The Securities and Exchange Commission has approved eliminating the long-standing Pattern Day Trader rule, removing the $25,000 minimum equity requirement that had restricted many retail investors from frequent day trading on margin accounts.
The change, effective June 4, 2026, replaces the old framework with new intraday margin standards focused on real-time risk assessment.
FINRA’s amendments to Rule 4210 eliminate the “pattern day trader” designation, which previously flagged accounts executing four or more day trades within five business days. Accounts below $25,000 were subject to trading restrictions under the prior rules, introduced in 2001 following the dot-com bubble.
The update stems from FINRA’s proposal, approved by the SEC on April 14, 2026. FINRA published Regulatory Notice 26-10 on April 20, 2026, confirming the effective date of June 4, 2026, with a phase-in period ending October 20, 2027.
Brokers such as Robinhood and Webull began implementing changes immediately or shortly after the effective date, while others like Schwab planned rollouts starting June 8. The new system uses real-time margin calculations rather than trade counting.
The $25,000 requirement had been in place since 2001 to protect smaller accounts from excessive risk in margin trading. Under the old rule, flagged pattern day traders needed to maintain at least $25,000 in equity or face restrictions limiting them to three day trades in a five-day period. Cash accounts were not subject to the same PDT limits but faced settlement delays.
The change lowers the practical barrier for margin accounts, with many brokers requiring as little as $2,000 to open and trade. Day trades will no longer be tallied toward a PDT flag.
FINRA stated that the revisions aim to modernize rules while maintaining customer protections through risk-based margin requirements. Brokerages must still enforce standard margin requirements under Regulation T and their own policies.

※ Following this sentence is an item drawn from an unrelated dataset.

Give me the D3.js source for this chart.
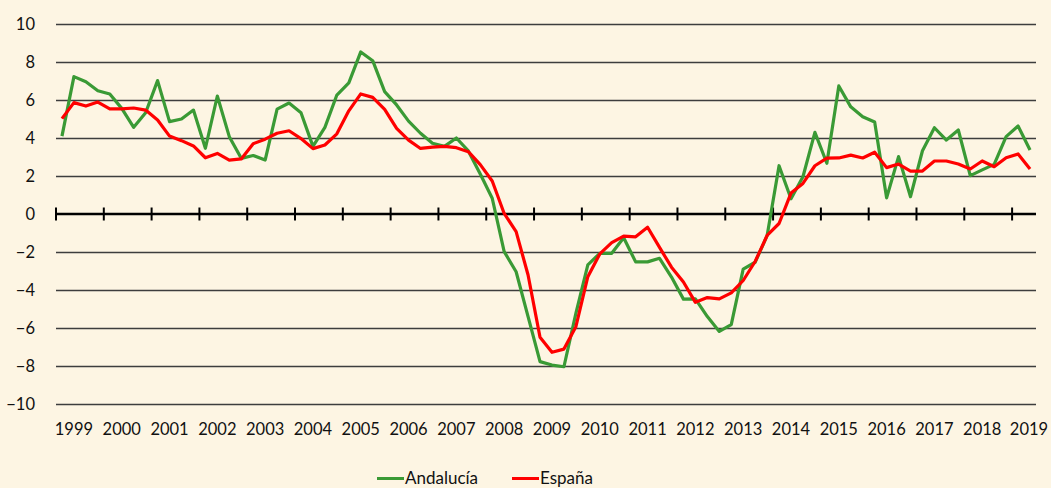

Retail trading platforms saw positive market reactions following the SEC’s April 14 approval. Robinhood shares jumped 7.8% on the day of the announcement and rose more than 30% for the month of April, as investors anticipated higher trading volume from smaller accounts.
The rule had drawn criticism over the years for limiting access for newer or smaller-capital traders while allowing cash accounts more flexibility, Forbes noted. Supporters of the change argued it democratizes active trading; others cautioned that removing the equity floor could expose inexperienced traders to higher losses.
Brokers are updating systems during the phase-in window. Traders should check with their specific brokerage for exact implementation timelines and new margin policies. The core federal margin rules remain unchanged.
The original PDT framework was designed in response to heavy retail losses in the early 2000s, reported Warrior Trading. The new intraday standards shift focus from trade frequency to actual position risk.